А вот и про тему филий
Нас меняет не только социальная среда. Психологи Дэн Ариэли и Джордж Левенштейн изучали в Беркли нашу многоликую сущность в ходе незабываемого и мрачного эксперимента над двадцатью пятью студентами мужского пола. Их просили предугадать, как они поведут себя в нескольких аморальных, неожиданных или экстремальных сексуальных контекстах. Всегда ли они воспользуются презервативом? Возможно ли представить, чтобы их возбудил контакт с животным? Могли бы они испытать влечение к двенадцатилетней девочке? Подсыпали бы они женщине наркотик, чтобы увеличить вероятность секса с ней? В одном случае их просто попросили ответить на эти вопросы, но в другом им пришлось делать это на пике «предоргазмического возбуждения», мастурбируя на порно. Результаты оказались тревожными. В возбужденном состоянии их предсказания показывали почти двукратное увеличение вероятности вступления в необычный сексуальный контакт, скажем, с животным. Что касается воображаемой готовности к аморальному поступку для достижения секса, то она возросла более чем вдвое. Это исследование не только свидетельствует о наличии у нас кардинально отличающихся моральных кодексов, зависящих от состояния изменчивого «я». Еще более пугающим кажется, насколько плохо мы порой предвидим собственное поведение. Каждый из нас – не один человек, а множество людей, которые могут быть совершенно незнакомы между собой.

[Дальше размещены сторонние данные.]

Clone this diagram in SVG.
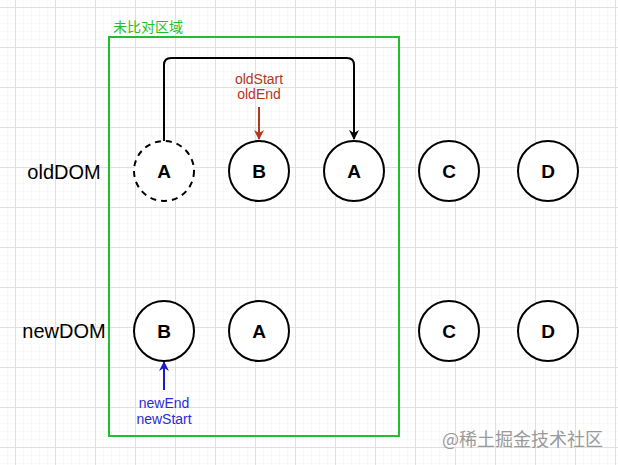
<svg xmlns="http://www.w3.org/2000/svg" width="618" height="465" viewBox="0 0 618 465">
<defs>
<pattern id="minor" x="15" y="7" width="8" height="8" patternUnits="userSpaceOnUse">
<path d="M0 0H8M0 0V8" fill="none" stroke="#f3f3f3" stroke-width="1"/>
</pattern>
<pattern id="major" x="15" y="7" width="40" height="40" patternUnits="userSpaceOnUse">
<path d="M0 0.5H40M0.5 0V40" fill="none" stroke="#e0e0e0" stroke-width="1"/>
</pattern>
<marker id="ab" viewBox="0 0 10 10" refX="9" refY="5" markerWidth="5" markerHeight="5" orient="auto"><path d="M0 0L10 5L0 10L3 5Z" fill="#000"/></marker>
<marker id="ar" viewBox="0 0 10 10" refX="9" refY="5" markerWidth="5" markerHeight="5" orient="auto"><path d="M0 0L10 5L0 10L3 5Z" fill="#b5361c"/></marker>
<marker id="au" viewBox="0 0 10 10" refX="9" refY="5" markerWidth="5" markerHeight="5" orient="auto"><path d="M0 0L10 5L0 10L3 5Z" fill="#1a1acc"/></marker>
</defs>
<style>
.n{fill:#fff;stroke:#000;stroke-width:2}
.d{stroke-dasharray:6 5}
.t{font-family:"Liberation Sans",Arial,sans-serif;font-weight:bold;font-size:19px;text-anchor:middle;fill:#000}
.lab{font-family:"Liberation Sans",Arial,sans-serif;font-size:20px;text-anchor:middle;fill:#000}
.s{font-family:"Liberation Sans",Arial,sans-serif;font-size:14px;text-anchor:middle}
</style>
<rect width="618" height="465" fill="#fff"/>
<rect width="618" height="465" fill="url(#minor)"/>
<rect width="618" height="465" fill="url(#major)"/>

<g id="region">
<rect x="109" y="37" width="290" height="399" fill="none" stroke="#1ec12c" stroke-width="2"/>
<text x="113" y="32" font-family="'Noto Sans CJK SC',sans-serif" font-size="14" fill="#1ec12c">未比对区域</text>
</g>

<text class="lab" x="64" y="179">oldDOM</text>
<text class="lab" x="64" y="338">newDOM</text>

<g id="connectors">
<path d="M164 141V65Q164 58 171 58H347Q354 58 354 65V139" fill="none" stroke="#000" stroke-width="2" marker-end="url(#ab)"/>
<path d="M259 107V139" fill="none" stroke="#b5361c" stroke-width="2" marker-end="url(#ar)"/>
<path d="M164 390V362" fill="none" stroke="#1a1acc" stroke-width="2" marker-end="url(#au)"/>
</g>

<g id="old-A-dashed"><circle class="n d" cx="164" cy="171" r="30"/><text class="t" x="164" y="178">A</text></g>
<g id="old-B"><circle class="n" cx="259" cy="171" r="30"/><text class="t" x="259" y="178">B</text></g>
<g id="old-A"><circle class="n" cx="354" cy="171" r="30"/><text class="t" x="354" y="178">A</text></g>
<g id="old-C"><circle class="n" cx="449" cy="171" r="30"/><text class="t" x="449" y="178">C</text></g>
<g id="old-D"><circle class="n" cx="548" cy="171" r="30"/><text class="t" x="548" y="178">D</text></g>

<g id="new-B"><circle class="n" cx="164" cy="331" r="30"/><text class="t" x="164" y="338">B</text></g>
<g id="new-A"><circle class="n" cx="259" cy="331" r="30"/><text class="t" x="259" y="338">A</text></g>
<g id="new-C"><circle class="n" cx="449" cy="331" r="30"/><text class="t" x="449" y="338">C</text></g>
<g id="new-D"><circle class="n" cx="548" cy="331" r="30"/><text class="t" x="548" y="338">D</text></g>

<g id="old-pointer-label">
<text class="s" x="259" y="84" fill="#b5361c">oldStart</text>
<text class="s" x="259" y="99" fill="#b5361c">oldEnd</text>
</g>
<g id="new-pointer-label">
<text class="s" x="164" y="408" fill="#2b2bd6">newEnd</text>
<text class="s" x="164" y="424" fill="#2b2bd6">newStart</text>
</g>

<text x="442" y="446" font-family="'Noto Sans CJK SC',sans-serif" font-size="18" fill="#9a9a9a">@稀土掘金技术社区</text>
</svg>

Неприятный факт множественности нашей природы подтверждается и на уровне нейрологии. Профессор Дэвид Иглмен, нейроученый, пишет, что наш мозг «состоит из множества экспертных узлов с частично перекрывающимися областями компетенции, которые взвешивают те или иные решения и спорят о них». Один из таких «субагентов» может, скажем, приводить доводы в пользу секса с овцой, а другой – против. Эти экспертные узлы постоянно соперничают между собой, стараясь вынудить нас сделать то или это, и наши поступки в итоге зависят от того, какой модуль побеждает в конкретный момент. Все это, разумеется, происходит в глубинах подсознания, тогда как интерпретатор левого полушария комментирует все наши действия, убеждая нас, будто бы мы сами выбираем тот или иной вариант поведения, хотя, скорее всего, это не так.
Все эти работы указывают на то, что основополагающая идея апологетов гуманистической психологии попросту неверна: нет никакого аутентичного ядра, нет первичного, счастливого и совершенного варианта «я», который можно было бы выявить, сбросив гнетущие ожидания общества. На самом деле «я» имеет модульную природу. Мы состоим из нескольких соревнующихся эго, и все они в одинаковой степени являются «нами» и борются за главенство. То, где мы находимся, что делаем, кто рядом с нами и насколько мы возбуждены, активирует разные вариации нас. Наше ощущение самих себя настоящих, оказывается, чрезвычайно сильно зависит от того, что, как нам представляется, о нас думают другие. Мне вспомнилось, что говорил о перфекционизме Рори из Лаборатории по исследованию суицидального поведения: «…дело не в том, что о вас в действительности думают люди. Дело в том, чего, по вашему мнению, они ожидают». Идея зеркального «я» вскрывает социальный перфекционизм в каждом из нас. Все мы судим о себе, вглядываясь в глаза других людей и представляя, о чем они думают.